Reading habits and The Creative Habit

I’ve been doing the 50-book challenge this year. Although I’m way behind on writing up what I’ve been reading, I think I have enough in the queue to hit the goal by year’s end. A quick count says I’ve posted 27 short reviews, I have another 6 books finished that I need to write up, and I have somewhere between 19 and 28 other books I have in various stages of completion.

For years my reading habits typically have multiple books in various stages of being read. Sometimes I get sidetracked enough on some books that I end up having to start over, but generally I find it more interesting to have multiple threads running in parallel because I then get the additional benefit of watching and reacting to how different books interact with one another and with whatever I happen to be working on at the time.

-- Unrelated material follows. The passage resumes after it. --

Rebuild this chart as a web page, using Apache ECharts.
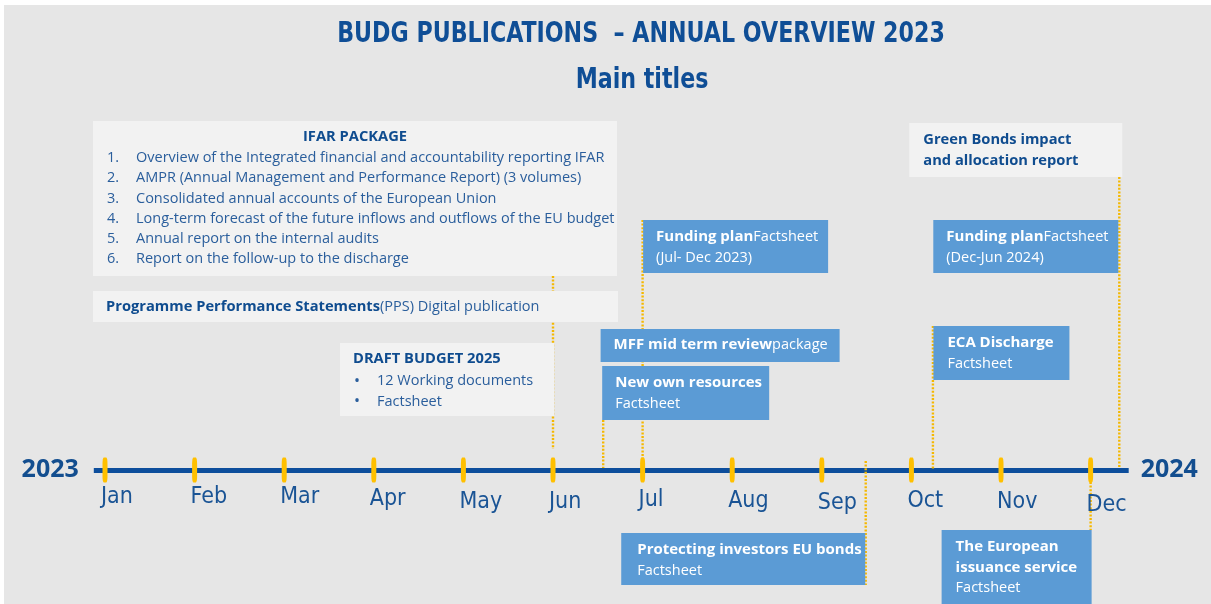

Perverse, I suppose, and YMMV.

At the same time, this strategy also allows me to plow through particular books when I’m in the mood or they resonate in some way with my immediate needs. Often that may be nothing more than retreating into a good story. I blew through about half of The Rule of Four this weekend. Certainly doesn’t hurt that besides being a good read, it’s set on the campus of Princeton and that makes it feel like a mini-reunion.

I chose to leave that on my bedside table when I headed out to O’hare this morning, however, to leave room in my backpack for Twyla Tharp’s The Creative Habit. I’m not done yet, but will be before week’s end. I came upon this by way of a recommendation that showed up in my aggregator a while back from Dennis Kennedy (I think). This is an absolute must read (and re-read) for any of us who has to create as some part of what we do. In my own view, that includes anyone who would even loosely describe themselves as a knowledge worker.

Among many insights, Tharp shows why most knowledge management efforts have been disappointing at best and points to how they will need to change to succeed. See Chapter 5, “Before You Can Think out of the Box, You Have to Start with a Box,” for insight into why knowledge management needs to start at the personal level, even if it must ultimately connect with those around you.